Told to us by Wesley W. Owen ([EMAIL PROTECTED])
on Sun, Apr 05, 1998 at 05:21:55PM -0400
> What file do I need to edit so when some FTP's to my system they get a
> welcome message other than...
>
> 220 my.server FTP server (Version wu-2.4.2-academ[BETA-15](1) Sat Nov 1
> 03:08:32 EST 1997)
You can add a banner message that will add text to the before the prompt
you are seeing above, but I don't think you can turn off that one
line from printing. The problem with a banner before is that it
can screw up some ftp clients that get confused by all the extra text.
You would add:
banner /etc/ftpbanner.msg
to your /etc/ftpaccess file.
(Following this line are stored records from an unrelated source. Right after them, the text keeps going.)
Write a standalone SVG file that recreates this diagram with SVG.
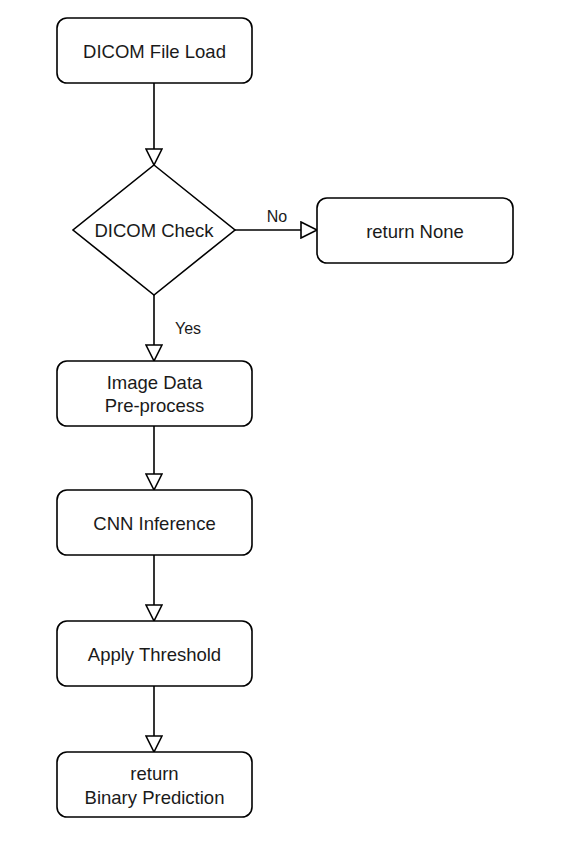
<svg xmlns="http://www.w3.org/2000/svg" width="568" height="860" viewBox="0 0 568 860">
<defs>
<style>
.node{fill:#ffffff;stroke:#000000;stroke-width:1.6}
.t{font-family:"Liberation Sans",Arial,sans-serif;font-size:18.5px;fill:#1a1a1a;text-anchor:middle;dominant-baseline:central}
.lbl{font-family:"Liberation Sans",Arial,sans-serif;font-size:16px;fill:#1a1a1a;text-anchor:middle}
.edge{fill:none;stroke:#000000;stroke-width:1.6;marker-end:url(#arr)}
</style>
<marker id="arr" markerUnits="userSpaceOnUse" markerWidth="20" markerHeight="18" refX="16" refY="8" orient="auto" viewBox="-1 -1 20 18">
<path d="M0,0 L16,8 L0,16 Z" fill="#ffffff" stroke="#000000" stroke-width="1.6"/>
</marker>
</defs>
<rect width="568" height="860" fill="#ffffff"/>
<g id="connectors">
<path class="edge" d="M154,83 L154,165"/>
<path class="edge" d="M235,230 L317,230"/>
<path class="edge" d="M154,295 L154,361"/>
<path class="edge" d="M154,426 L154,490"/>
<path class="edge" d="M154,555 L154,621"/>
<path class="edge" d="M154,686 L154,752"/>
<text class="lbl" x="277" y="222">No</text>
<text class="lbl" x="188" y="334">Yes</text>
</g>
<g id="load">
<rect class="node" x="57" y="18" width="195" height="65" rx="10"/>
<text class="t" x="154.5" y="51">DICOM File Load</text>
</g>
<g id="check">
<polygon class="node" points="154,165 235,230 154,295 73,230"/>
<text class="t" x="154" y="230">DICOM Check</text>
</g>
<g id="none">
<rect class="node" x="317" y="198" width="196" height="65" rx="10"/>
<text class="t" x="415" y="231">return None</text>
</g>
<g id="preprocess">
<rect class="node" x="57" y="361" width="195" height="65" rx="10"/>
<text class="t" x="154.5" y="382">Image Data</text>
<text class="t" x="154.5" y="405">Pre-process</text>
</g>
<g id="cnn">
<rect class="node" x="57" y="490" width="195" height="65" rx="10"/>
<text class="t" x="154.5" y="523">CNN Inference</text>
</g>
<g id="threshold">
<rect class="node" x="57" y="621" width="195" height="65" rx="10"/>
<text class="t" x="154.5" y="654">Apply Threshold</text>
</g>
<g id="result">
<rect class="node" x="57" y="752" width="195" height="65" rx="10"/>
<text class="t" x="154.5" y="773">return</text>
<text class="t" x="154.5" y="797">Binary Prediction</text>
</g>
</svg>
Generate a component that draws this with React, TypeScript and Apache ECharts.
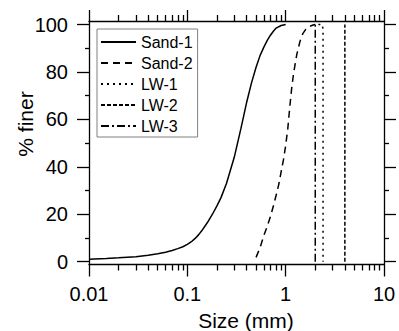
import React, { useEffect, useRef } from "react";
import * as echarts from "echarts";

const FONT = "'Liberation Sans', Arial, sans-serif";

// Particle size distributions (size in mm, % finer)
const sand1Size = [0.01, 0.015, 0.02, 0.03, 0.04, 0.05, 0.06, 0.07, 0.08, 0.09, 0.1, 0.11, 0.12, 0.13, 0.14, 0.16, 0.18, 0.2, 0.22, 0.25, 0.3, 0.35, 0.4, 0.45, 0.5, 0.55, 0.6, 0.65, 0.7, 0.75, 0.8, 0.9, 1.0];
const sand1Finer = [1.0, 1.3, 1.6, 2.1, 2.7, 3.3, 4.0, 4.7, 5.5, 6.3, 7.3, 8.4, 9.8, 11.3, 13, 16.5, 20, 23.5, 27, 33, 44, 56, 67, 75.5, 82, 87, 90.5, 93.3, 95.5, 97.2, 98.5, 99.6, 100];

const sand2Size = [0.5, 0.55, 0.6, 0.65, 0.7, 0.75, 0.8, 0.85, 0.9, 0.95, 1.0, 1.05, 1.1, 1.15, 1.2, 1.25, 1.3, 1.4, 1.5, 1.6, 1.75, 1.9, 2.0];
const sand2Finer = [1.8, 6, 11, 15, 19, 23.5, 28, 32.5, 38, 43, 49, 56, 65, 73, 79, 83.5, 87.5, 93, 96.3, 98, 99.2, 99.8, 100];

const lw1Size = [2.15, 2.35, 2.4, 2.4];
const lw1Finer = [100, 100, 98, 0];

const lw2Size = [4.0, 4.0];
const lw2Finer = [0, 100];

const lw3Size = [2.0, 2.0];
const lw3Finer = [0, 100];

const seriesNames = ["Sand-1", "Sand-2", "LW-1", "LW-2", "LW-3"];

const yMajorTicks = [0, 20, 40, 60, 80, 100];

const zip = (xs: number[], ys: number[]) => xs.map((x, i) => [x, ys[i]]);

export default function App() {
  const ref = useRef<HTMLDivElement>(null);

  useEffect(() => {
    if (!ref.current) return;
    const chart = echarts.init(ref.current, undefined, { renderer: "svg" });

    const line = (name: string, data: number[][], type: any) => ({
      name,
      type: "line",
      data,
      symbol: "none",
      lineStyle: { color: "#000", width: 1.5, type },
    });

    const logAxis = (position: "top" | "bottom", majorLen: number, minorLen: number, showLabel: boolean) => ({
      type: "log",
      logBase: 10,
      min: 0.01,
      max: 10,
      position,
      axisLine: { show: true, onZero: false, lineStyle: { color: "#000", width: 1.3 } },
      axisTick: { show: true, length: majorLen, lineStyle: { color: "#000", width: 1.3 } },
      minorTick: { show: true, splitNumber: 9, length: minorLen, lineStyle: { color: "#000", width: 1.3 } },
      axisLabel: showLabel ? { fontSize: 20, color: "#000", margin: 19 } : { show: false },
      splitLine: { show: false },
      minorSplitLine: { show: false },
    });

    const valAxis = (position: "left" | "right", minorLen: number, showLabel: boolean) => ({
      type: "value",
      min: -1.2,
      max: 101.5,
      position,
      axisLine: { show: true, onZero: false, lineStyle: { color: "#000", width: 1.3 } },
      axisTick: { show: true, length: 12, customValues: yMajorTicks, lineStyle: { color: "#000", width: 1.3 } },
      minorTick: { show: true, splitNumber: 2, length: minorLen, lineStyle: { color: "#000", width: 1.3 } },
      axisLabel: showLabel
        ? { fontSize: 20, color: "#000", margin: 21, customValues: yMajorTicks }
        : { show: false },
      splitLine: { show: false },
      minorSplitLine: { show: false },
    });

    chart.setOption({
      animation: false,
      backgroundColor: "#fff",
      textStyle: { fontFamily: FONT },
      grid: { left: 89, right: 15, top: 21, bottom: 66.5 },
      legend: {
        orient: "vertical",
        left: 97,
        top: 29,
        padding: [5, 5, 3, 3],
        itemWidth: 35,
        itemHeight: 14,
        itemGap: 5,
        borderColor: "#808080",
        borderWidth: 1,
        itemStyle: { opacity: 0, borderWidth: 0 },
        textStyle: { fontSize: 16, color: "#000" },
        data: seriesNames,
      },
      xAxis: [logAxis("bottom", 12, 6, true), logAxis("top", 11, 6, false)],
      yAxis: [valAxis("left", 4, true), valAxis("right", 5, false)],
      graphic: [
        {
          type: "text",
          x: 246,
          y: 320,
          style: {
            text: "Size (mm)",
            fontFamily: FONT,
            fontSize: 21,
            fill: "#000",
            align: "center",
            verticalAlign: "middle",
          },
        },
        {
          type: "text",
          x: 25,
          y: 124,
          rotation: Math.PI / 2,
          style: {
            text: "% finer",
            fontFamily: FONT,
            fontSize: 21,
            fill: "#000",
            align: "center",
            verticalAlign: "middle",
          },
        },
      ],
      series: [
        line(seriesNames[0], zip(sand1Size, sand1Finer), "solid"),
        line(seriesNames[1], zip(sand2Size, sand2Finer), [7, 5]),
        line(seriesNames[2], zip(lw1Size, lw1Finer), [2, 4]),
        line(seriesNames[3], zip(lw2Size, lw2Finer), [4, 2]),
        line(seriesNames[4], zip(lw3Size, lw3Finer), [8, 3, 2, 3]),
      ],
    });
    return () => chart.dispose();
  }, []);

  return <div ref={ref} style={{ position: "fixed", left: 0, top: 0, width: 399, height: 331 }} />;
}
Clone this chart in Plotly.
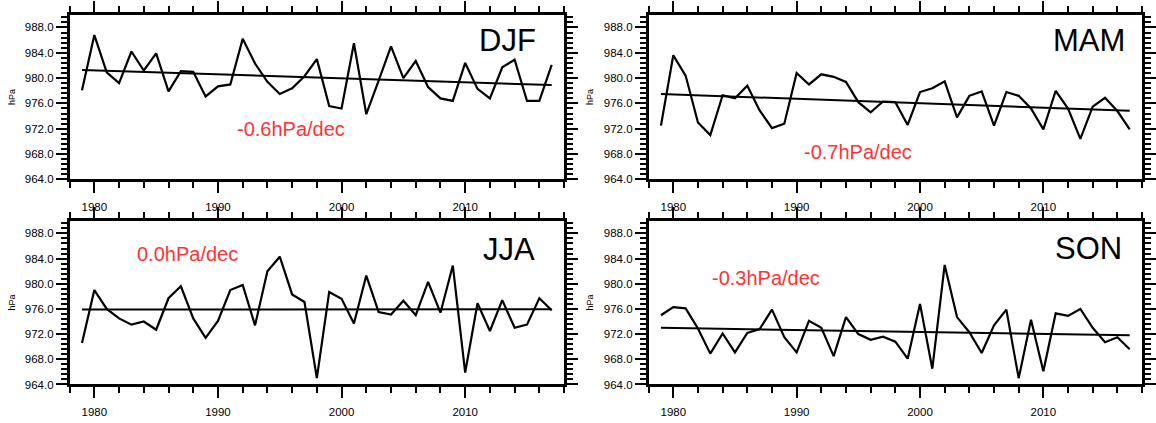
import plotly.graph_objects as go

years = list(range(1979, 2018))

djf = [978.1, 986.8, 980.9, 979.2, 984.2, 981.2, 983.9, 977.9, 981.1, 981.0,
       977.1, 978.7, 979.0, 986.2, 982.3, 979.4, 977.5, 978.4, 980.3, 983.0,
       975.6, 975.2, 985.5, 974.3, 979.6, 985.0, 980.0, 982.7, 978.6, 976.8,
       976.4, 982.4, 978.3, 976.8, 981.7, 982.9, 976.4, 976.4, 982.1]
mam = [972.5, 983.6, 980.4, 973.0, 971.0, 977.3, 976.8, 978.8, 974.9, 972.1,
       972.8, 980.8, 979.0, 980.6, 980.2, 979.4, 976.2, 974.6, 976.3, 976.2,
       972.6, 977.8, 978.4, 979.5, 973.8, 977.2, 977.9, 972.5, 977.8, 977.2,
       975.2, 971.9, 978.0, 975.2, 970.4, 975.5, 976.9, 974.8, 971.9]
jja = [970.6, 979.0, 976.0, 974.5, 973.5, 974.0, 972.7, 977.7, 979.6, 974.5,
       971.4, 974.1, 979.0, 979.8, 973.4, 982.0, 984.3, 978.3, 977.1, 965.0,
       978.7, 977.6, 973.7, 981.3, 975.5, 975.1, 977.3, 975.0, 980.3, 975.4,
       982.9, 965.9, 976.9, 972.5, 977.4, 973.0, 973.5, 977.7, 975.8]
son = [975.0, 976.3, 976.1, 972.9, 968.9, 972.1, 969.1, 972.2, 972.8, 975.9,
       971.5, 969.1, 974.1, 973.0, 968.5, 974.7, 972.0, 971.1, 971.6, 970.8,
       968.1, 976.8, 966.5, 983.0, 974.7, 972.3, 969.0, 973.4, 975.9, 965.0,
       974.3, 966.1, 975.3, 974.9, 976.0, 973.0, 970.7, 971.5, 969.6]

trend_years = [1979, 2017]
trend_djf = [981.3, 978.9]
trend_mam = [977.5, 974.85]
trend_jja = [975.9, 975.95]
trend_son = [973.0, 971.8]

seasons = ["DJF", "MAM", "JJA", "SON"]
trend_labels = ["-0.6hPa/dec", "-0.7hPa/dec", "0.0hPa/dec", "-0.3hPa/dec"]

W, H = 1156, 423
FONT = "Liberation Sans, Arial, Helvetica, sans-serif"

# panel pixel boxes: (left, right, top, bottom)
boxes = [(70, 567, 15, 182), (652, 1148, 15, 182),
         (70, 567, 224, 390), (652, 1148, 224, 390)]

series = [djf, mam, jja, son]
trends = [trend_djf, trend_mam, trend_jja, trend_son]

fig = go.Figure()
layout = dict(width=W, height=H, margin=dict(l=0, r=0, t=0, b=0), autosize=False,
              paper_bgcolor="white", plot_bgcolor="white", showlegend=False,
              font=dict(family=FONT, color="black"))
annotations = []

# season label positions (right edge x, center y), trend text (left x, center y)
season_pos = [(541, 41), (1133, 41), (540, 253), (1130, 252)]
trend_pos = [(236, 131), (806, 154), (136, 258), (714, 282)]
hpa_x = [12, 593]

for i, (vals, tr, box) in enumerate(zip(series, trends, boxes)):
    n = "" if i == 0 else str(i + 1)
    xa, ya = "x" + n, "y" + n
    fig.add_trace(go.Scatter(x=years, y=vals, mode="lines", xaxis=xa, yaxis=ya,
                             line=dict(color="black", width=2.2)))
    fig.add_trace(go.Scatter(x=trend_years, y=tr, mode="lines", xaxis=xa, yaxis=ya,
                             line=dict(color="black", width=2.0)))
    l, r, t, b = box
    layout["xaxis" + n] = dict(
        domain=[l / W, r / W], anchor=ya, range=[1978, 2018],
        tick0=1980, dtick=10, ticks="outside", ticklen=11, tickwidth=2,
        tickcolor="black", showline=True, linewidth=2.5, linecolor="black",
        mirror="ticks", showgrid=False, zeroline=False, ticklabelstandoff=4,
        tickfont=dict(family=FONT, size=11.5, color="black"),
        minor=dict(tick0=1978, dtick=2, ticks="outside", ticklen=6,
                   tickwidth=1.5, tickcolor="black", showgrid=False))
    layout["yaxis" + n] = dict(
        domain=[1 - b / H, 1 - t / H], anchor=xa, range=[964, 990],
        tick0=964, dtick=4, tickformat=".1f", ticks="outside", ticklen=11,
        tickwidth=2, tickcolor="black", showline=True, linewidth=2.5,
        linecolor="black", mirror="ticks", showgrid=False, zeroline=False,
        tickfont=dict(family=FONT, size=11.5, color="black"),
        minor=dict(tick0=964, dtick=0.8, ticks="outside", ticklen=6,
                   tickwidth=1.5, tickcolor="black", showgrid=False))
    sx, sy = season_pos[i]
    annotations.append(dict(xref="paper", yref="paper", x=sx / W, y=1 - sy / H,
                            text=seasons[i], showarrow=False, xanchor="right",
                            yanchor="middle",
                            font=dict(family=FONT, size=31, color="black")))
    tx, ty = trend_pos[i]
    annotations.append(dict(xref="paper", yref="paper", x=tx / W, y=1 - ty / H,
                            text=trend_labels[i], showarrow=False, xanchor="left",
                            yanchor="middle",
                            font=dict(family=FONT, size=20, color="#ff3333")))
    annotations.append(dict(xref="paper", yref="paper", x=hpa_x[i % 2] / W,
                            y=1 - ((t + b) / 2) / H, text="hPa", showarrow=False,
                            textangle=-90, xanchor="center", yanchor="middle",
                            font=dict(family=FONT, size=9, color="black")))

layout["annotations"] = annotations
fig.update_layout(**layout)
fig.write_html("out.html")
The path used is according to your systems
root account, NOT the ftp root account.
> And, I was wondering if it is possible to make it so when a user logs in,
> they see their home directory as the system root. Ex.
>
> /home/wes would look like / when I log in via ftp. Is this possible?
To do that they need to be chroot. The only way I know of doing that
is to put the user in a guestgroup and set them up in a ftp tree (I call
it rftp to distigush it from our normal ftp anon area).
Then when they log in, they are in ./username. If properly setup, they can
go up one directory but not be able to do anything there.